Neil Godfrey applied to certify a class action lawsuit in British Columbia against manufacturers of optical disc drives, alleging those manufacturers conspired to fix prices. The allegations have not been proven but the result of the Supreme court of Canada decision means the class action is not time-barred.
“Many provincial legislatures have chosen to enact statutory limitation periods that codify, limit or oust entirely discoverability’s application, particularly in connection with ultimate limitation periods,” Justice Russell Brown wrote for the majority of the Supreme Court of Canada in Pioneer. “Where the running of a limitation period is contingent upon the accrual of a cause of action or some other event that can occur only when the plaintiff has knowledge of his or her injury, the discoverability principle applies in order to ensure that the plaintiff had knowledge of the existence of his or her legal rights before such rights expire.”
The Ontario legislature could make it clear, in the wording of a law, that it is exempt from the discoverability rule, Justice Hourigan wrote in Tomec.
For its part, Economical had argued that Tomec could have taken Economical to the LAT before September of 2012. At that time, Tomec could have asked the LAT for a declaration that, in the future, Tomec would be entitled to extended benefits if she were subsequently found to be catastrophically impaired, the insurer reasoned.
However, “if such a proceeding were commenced for a declaration, it is difficult to imagine how it could succeed,” countered Justice Hourigan. “At best, the appellant could only lead speculative evidence that she might be CAT at some unknown point in the future. Faced with that evidentiary record, the LAT would likely decline to make the requested declaration.”
Therefore, putting a “hard limitation period” on the two-year deadline in the SABS would have put Tomec in an impossible situation, he added.
“The time for claiming a benefit commences when she is ineligible to make such a claim. This is an absurd result,” wrote Justice Hourigan, adding a hard limitation period runs counter to the purpose of SABS and to the Supreme Court’s guidance in Pioneer.
“A hard limitation period prevents the appellant from making a claim for the benefits the SABS are intended to provide,” Hourigan wrote. “I do not see how such a result could be consistent with consumer protection legislation designed to provide fair compensation and minimize economic disruption in the lives of accident victims.”
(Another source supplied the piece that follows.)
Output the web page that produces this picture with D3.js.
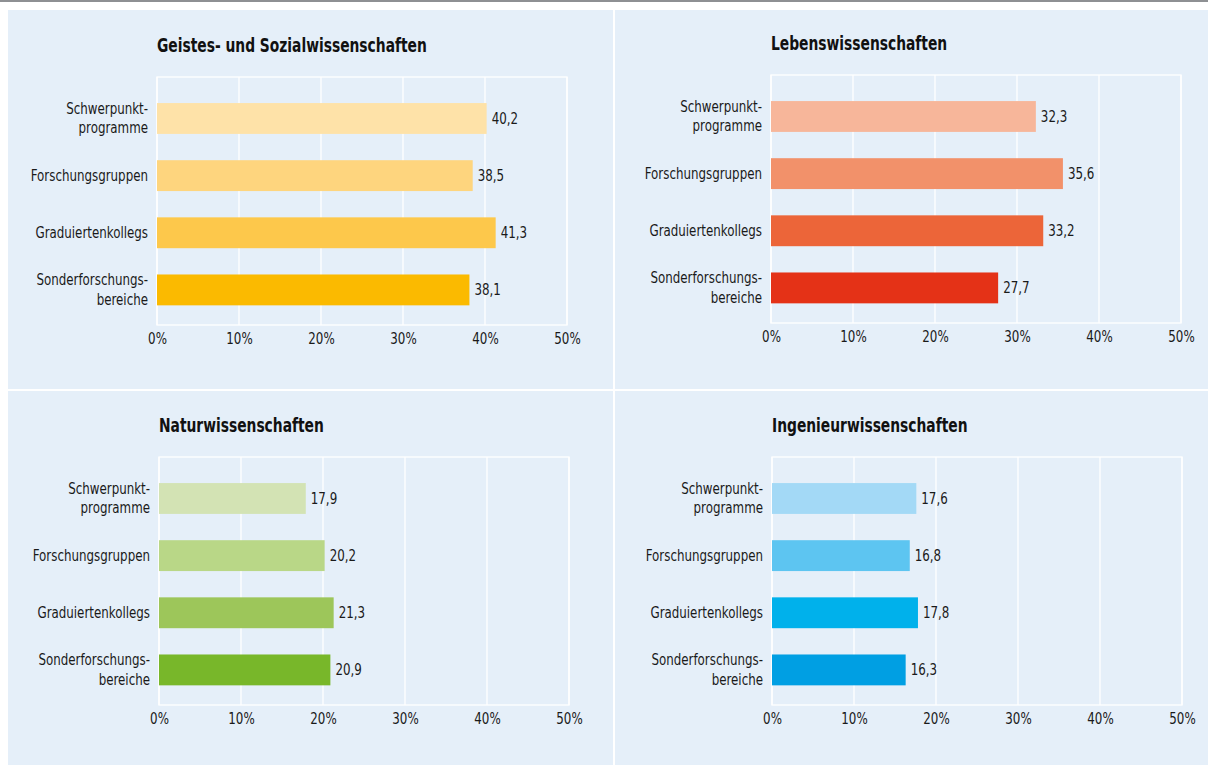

At the time Economical stopped Tomec’s housekeeping and attendant care, s. 281.1 (1) of the Insurance Act said any mediation, arbitration or lawsuit over a denied accident benefits claim would have to commence within two years of an insurer refusing to pay the benefit.
Also at the time, s. 51 (1) of Ontario’s SABS regulation stipulated: “A mediation proceeding or evaluation under section 280 or 280.1 of the Insurance Act or a court proceeding or arbitration under clause 281 (1) (a) or (b) of the Act in respect of a benefit under this Regulation shall be commenced within two years after the insurer’s refusal to pay the amount claimed.”
The laws have since been updated.
As it stands, s. 51 of the SABS says an application under subsection 280 (2) of the Insurance Act “in respect of a benefit shall be commenced within two years after the insurer’s refusal to pay the amount claimed.”
Subsection 280 (2) of the Insurance Act refers to the jurisdiction of LAT to hear accident benefits claims disputes.